Апология памяти | страница 62



На что он ответил:

— Какая разница? Вам нужно не это. Главное, что вам сейчас надо, — найти свой, только вам присущий, естественный тембр, тот, который вам дан природой. С этого мы и начнем.

И мы начали работать по его методике. А где-то через месяц у меня чудесным образом прошел мой хронический ларингит, перестало болеть горло, вновь прорезался голос. Я начал петь, постепенно увеличивая нагрузку. Послушав меня, Селиванов сделал заключение:

— Конечно же у вас — высокий бас. И не нужно вам рваться в «чистый» баритон. Вот возьмите выходную арию Бориса или Галицкого…

Таким образом, голос мой восстановился в его прежнем диапазоне.
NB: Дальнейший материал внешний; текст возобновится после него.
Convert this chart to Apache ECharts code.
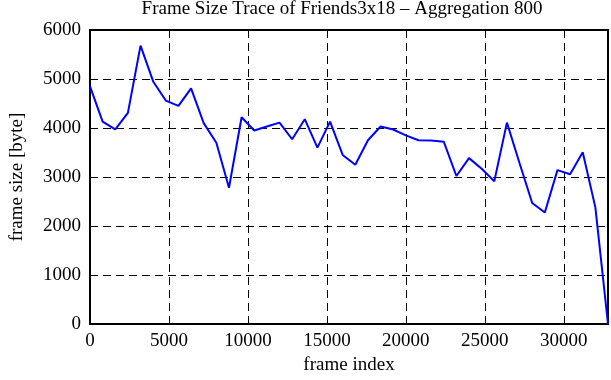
<!DOCTYPE html>
<html>
<head>
<meta charset="utf-8">
<script src="https://cdn.jsdelivr.net/npm/echarts@6/dist/echarts.min.js"></script>
<style>html,body{margin:0;padding:0;background:#fff;}#c{width:611px;height:380px;}</style>
</head>
<body>
<div id="c"></div>
<script>
const frameIndex = [0, 800, 1600, 2400, 3200, 4000, 4800, 5600, 6400, 7200, 8000, 8800, 9600, 10400, 11200, 12000, 12800, 13600, 14400, 15200, 16000, 16800, 17600, 18400, 19200, 20000, 20800, 21600, 22400, 23200, 24000, 24800, 25600, 26400, 27200, 28000, 28800, 29600, 30400, 31200, 32000, 32800];
const frameSize = [4850, 4130, 3970, 4310, 5680, 4950, 4560, 4450, 4810, 4100, 3700, 2780, 4220, 3950, 4030, 4110, 3770, 4180, 3600, 4130, 3450, 3250, 3750, 4030, 3970, 3850, 3750, 3747, 3720, 3020, 3385, 3167, 2913, 4110, 3280, 2470, 2275, 3140, 3055, 3505, 2380, 0];
const xTicks = [0, 5000, 10000, 15000, 20000, 25000, 30000];
const yTicks = [0, 1000, 2000, 3000, 4000, 5000, 6000];

const serif = '"Liberation Serif", "DejaVu Serif", serif';
const chart = echarts.init(document.getElementById('c'), null, {renderer: 'canvas'});
chart.setOption({
  animation: false,
  backgroundColor: '#fff',
  title: {
    text: 'Frame Size Trace of Friends3x18 \u2013 Aggregation 800',
    left: 342, top: 0, padding: 0, textAlign: 'center',
    textStyle: {fontFamily: serif, fontSize: 19, fontWeight: 'normal', color: '#000'}
  },
  grid: {left: 81, right: 3, top: 30, bottom: 51, show: true, borderColor: '#000', borderWidth: 2, backgroundColor: 'transparent', containLabel: false},
  xAxis: {
    type: 'value', min: 0, max: 32800, interval: 5000,
    name: 'frame index', nameLocation: 'middle', nameGap: 32,
    nameTextStyle: {fontFamily: serif, fontSize: 19, color: '#000'},
    axisLine: {show: false}, axisTick: {show: false},
    axisLabel: {fontFamily: serif, fontSize: 19, color: '#000', margin: 8, showMaxLabel: false,
      formatter: v => xTicks.includes(v) ? String(v) : ''},
    splitLine: {show: true, lineStyle: {color: '#000', type: [8, 5], width: 1}}
  },
  yAxis: {
    type: 'value', min: 0, max: 6000, interval: 1000,
    name: 'frame size [byte]', nameLocation: 'middle', nameGap: 63, nameRotate: 90,
    nameTextStyle: {fontFamily: serif, fontSize: 19, color: '#000'},
    axisLine: {show: false}, axisTick: {show: false},
    axisLabel: {fontFamily: serif, fontSize: 19, color: '#000', margin: 9,
      formatter: v => yTicks.includes(v) ? String(v) : ''},
    splitLine: {show: true, lineStyle: {color: '#000', type: [8, 5], width: 1}}
  },
  series: [{
    type: 'line', data: frameIndex.map((x, i) => [x, frameSize[i]]),
    symbol: 'none', lineStyle: {color: '#0000ff', width: 2}, z: 3
  }]
});
</script>
</body>
</html>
В оперетте я, правда, начал петь с этих пор гораздо меньше, чем раньше, чему тоже были причины, но уже другого свойства. Зато не упускал случая подхалтурить на многочисленных праздничных концертах, куда охотно приглашали нас, студентов. А что было делать, если за выступление платили по червонцу, а иногда и «пятнашку» давали? Это при стипендии-то в двадцать восемь рублей! Кроме того, я уже после первого курса начал ездить (кстати, с моей первой женой Аллой) на гастроли с группой артистов Музыкального театра имени К. С. Станиславского и Вл. И. Немировича-Данченко. Плюс к этому снимался в эпизодах на «Мосфильме», где в актерской картотеке лежала моя фотография. Играть приходилось кого угодно — и немецкого солдата, и русского крестьянина, и революционера-подпольщика. Это были фильмы «Софья Перовская», «Сатурн» почти не виден», «Весна на Одере»…
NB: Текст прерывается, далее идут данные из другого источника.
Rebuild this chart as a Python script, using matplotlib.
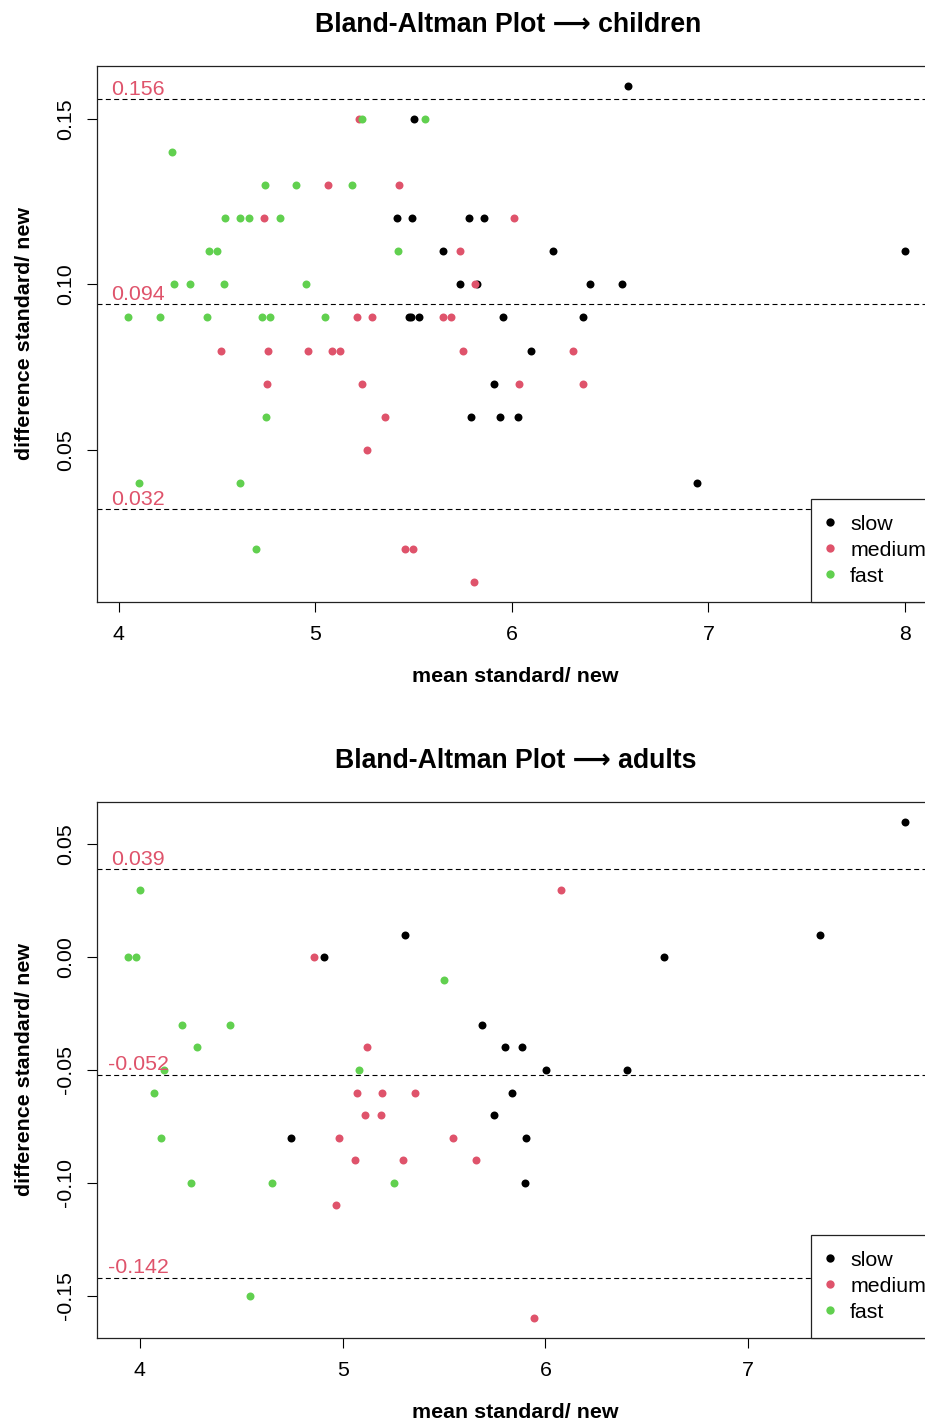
import matplotlib
matplotlib.use("Agg")
import matplotlib.pyplot as plt
from matplotlib.lines import Line2D
from matplotlib.transforms import blended_transform_factory

plt.rcParams['font.family'] = ['Liberation Sans', 'DejaVu Sans']

# colores de la paleta de R
COLORES = {"slow": "#000000", "medium": "#DF536B", "fast": "#61D04F"}
GRUPOS = ["slow", "medium", "fast"]

# --- children ---
ninos_slow_x = [6.591, 5.504, 5.415, 5.494, 5.78, 5.86, 5.648, 6.21, 8.0,
                5.735, 5.822, 6.40, 6.56, 5.474, 5.486, 5.528, 5.957, 6.36,
                6.095, 5.907, 5.791, 5.941, 6.032, 6.94]
ninos_slow_y = [0.16, 0.15, 0.12, 0.12, 0.12, 0.12, 0.11, 0.11, 0.11,
                0.10, 0.10, 0.10, 0.10, 0.09, 0.09, 0.09, 0.09, 0.09,
                0.08, 0.07, 0.06, 0.06, 0.06, 0.04]
ninos_medium_x = [5.223, 5.065, 5.425, 4.739, 6.01, 5.735, 5.813,
                  5.21, 5.288, 5.649, 5.691,
                  4.522, 4.761, 4.962, 5.083, 5.125, 5.752, 6.312,
                  4.756, 5.237, 6.037, 6.36, 5.352, 5.265,
                  5.454, 5.496, 5.808]
ninos_medium_y = [0.15, 0.13, 0.13, 0.12, 0.12, 0.11, 0.10,
                  0.09, 0.09, 0.09, 0.09,
                  0.08, 0.08, 0.08, 0.08, 0.08, 0.08, 0.08,
                  0.07, 0.07, 0.07, 0.07, 0.06, 0.05,
                  0.02, 0.02, 0.01]
ninos_fast_x = [5.235, 5.557, 4.271, 4.746, 4.904, 5.186,
                4.539, 4.617, 4.66, 4.818, 4.46, 4.502, 5.42,
                4.283, 4.363, 4.534, 4.952,
                4.047, 4.209, 4.449, 4.726, 4.768, 5.048,
                4.751, 4.105, 4.614, 4.696]
ninos_fast_y = [0.15, 0.15, 0.14, 0.13, 0.13, 0.13,
                0.12, 0.12, 0.12, 0.12, 0.11, 0.11, 0.11,
                0.10, 0.10, 0.10, 0.10,
                0.09, 0.09, 0.09, 0.09, 0.09, 0.09,
                0.06, 0.04, 0.04, 0.02]
ninos_limites = [0.156, 0.094, 0.032]

# --- adults ---
adultos_slow_x = [7.773, 5.31, 7.353, 4.906, 6.583, 5.686, 5.803, 5.887,
                  6.002, 6.40, 5.836, 5.749, 4.746, 5.903, 5.897]
adultos_slow_y = [0.06, 0.01, 0.01, 0.00, 0.00, -0.03, -0.04, -0.04,
                  -0.05, -0.05, -0.06, -0.07, -0.08, -0.08, -0.10]
adultos_medium_x = [6.079, 4.86, 5.121, 5.072, 5.192, 5.355, 5.112, 5.187,
                    4.984, 5.542, 5.062, 5.299, 5.659, 4.967, 5.946]
adultos_medium_y = [0.03, 0.00, -0.04, -0.06, -0.06, -0.06, -0.07, -0.07,
                    -0.08, -0.08, -0.09, -0.09, -0.09, -0.11, -0.16]
adultos_fast_x = [4.0, 3.942, 3.982, 5.498, 4.21, 4.447, 4.281, 4.12,
                  5.079, 4.07, 4.105, 4.253, 4.652, 5.255, 4.545]
adultos_fast_y = [0.03, 0.00, 0.00, -0.01, -0.03, -0.03, -0.04, -0.05,
                  -0.05, -0.06, -0.08, -0.10, -0.10, -0.10, -0.15]
adultos_limites = [0.039, -0.052, -0.142]

ninos_xticks = [4, 5, 6, 7, 8]
ninos_yticks = [0.05, 0.10, 0.15]
adultos_xticks = [4, 5, 6, 7]
adultos_yticks = [-0.15, -0.10, -0.05, 0.00, 0.05]

W, H = 925, 1423
FS = 15.4


def rango_r(valores):
    # como R: 4% extra a cada lado
    lo, hi = min(valores), max(valores)
    d = (hi - lo) * 0.04
    return lo - d, hi + d


def panel(fig, top_px, titulo, xs, ys, limites, xticks, yticks, tcx):
    left, right, bottom = 97, 936, top_px + 536
    ax = fig.add_axes([left / W, 1 - bottom / H, (right - left) / W, 536 / H])
    for g, x, y in zip(GRUPOS, xs, ys):
        ax.scatter(x, y, s=33, color=COLORES[g], linewidths=0, zorder=3)
    todos_x = [v for x in xs for v in x]
    todos_y = [v for y in ys for v in y]
    ax.set_xlim(*rango_r(todos_x))
    ax.set_ylim(*rango_r(todos_y))

    trans = blended_transform_factory(ax.transAxes, ax.transData)
    for lim in limites:
        ax.axhline(lim, color="black", lw=0.8, ls=(0, (4.5, 3)), zorder=2)
        ax.annotate(f"{lim:.3f}", xy=(0.049, lim), xycoords=trans,
                    xytext=(0, 3), textcoords="offset points",
                    ha="center", va="baseline", color="#DF536B", fontsize=FS)

    ax.set_xticks(xticks)
    ax.set_xticklabels([str(t) for t in xticks])
    ax.set_yticks(yticks)
    ax.set_yticklabels([f"{t:.2f}" for t in yticks], rotation=90, va="center")
    ax.tick_params(length=7.2, width=0.8, labelsize=FS, colors="black")
    ax.tick_params(axis="x", pad=9)
    ax.tick_params(axis="y", pad=8.5)
    for sp in ax.spines.values():
        sp.set_linewidth(0.9)
        sp.set_color("#222222")

    # la leyenda queda cortada a la derecha, como en el original
    handles = [Line2D([], [], ls="none", marker="o", markersize=6,
                      markerfacecolor=COLORES[g], markeredgewidth=0) for g in GRUPOS]
    leg = ax.legend(handles, GRUPOS, loc="lower right",
                    bbox_to_anchor=(1 + 6 / 839, 0), borderaxespad=0,
                    fontsize=FS, frameon=True, fancybox=False, framealpha=1,
                    edgecolor="#222222", borderpad=0.75, handlelength=0.28,
                    handletextpad=0.79, labelspacing=0.33)
    leg.get_frame().set_linewidth(0.9)

    fig.text(tcx / W, 1 - (top_px - 34.3) / H, titulo, ha="center",
             va="baseline", fontsize=19.2, fontweight="bold")
    fig.text(515 / W, 1 - (bottom + 75) / H, "mean standard/ new",
             ha="center", va="center", fontsize=FS, fontweight="bold")
    fig.text(25 / W, 1 - (top_px + 268) / H, "difference standard/ new",
             ha="center", va="center", rotation=90, fontsize=FS,
             fontweight="bold")
    return ax


fig = plt.figure(figsize=(W / 100, H / 100), dpi=100)
panel(fig, 66, "Bland-Altman Plot \u27f6 children",
      [ninos_slow_x, ninos_medium_x, ninos_fast_x],
      [ninos_slow_y, ninos_medium_y, ninos_fast_y],
      ninos_limites, ninos_xticks, ninos_yticks, 508.5)
panel(fig, 802, "Bland-Altman Plot \u27f6 adults",
      [adultos_slow_x, adultos_medium_x, adultos_fast_x],
      [adultos_slow_y, adultos_medium_y, adultos_fast_y],
      adultos_limites, adultos_xticks, adultos_yticks, 516)
fig.savefig("out.png", dpi=100)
За всем этим, естественно, не забывалась и учеба. Со временем я стал осознавать, что школа Понтрягина, несмотря на ее, так сказать, экстремальный характер, дала мне такую великолепную закалку, после которой мне уже не был страшен никакой творческий прессинг. Так что многие мои бывшие претензии к Павлу Михайловичу, светлая ему память, теперь мне кажутся не во всем обоснованными. Хотя, конечно, и меня было можно понять — любой человек, готовящийся к певческой карьере, делает на это ставку. А у него вдруг пропадает голос. Что он испытывает? Естественно, страх и отчаяние, перемежаемые вспышками надежды. С другой стороны, по большому счету, именно Понтрягин и Ансимов сделали меня тем, кто я есть сейчас. Ведь справедливости ради надо сказать, что и руководитель нашего курса Георгий Павлович Ансимов во времена моего обучения в ГИТИСе ставил перед нами, неопытными еще студентами, невероятно сложные, ничем, на первый взгляд, не обоснованные вокальные задачи. Мы порой были явно не способны справиться с предлагаемой нам учебной схемой.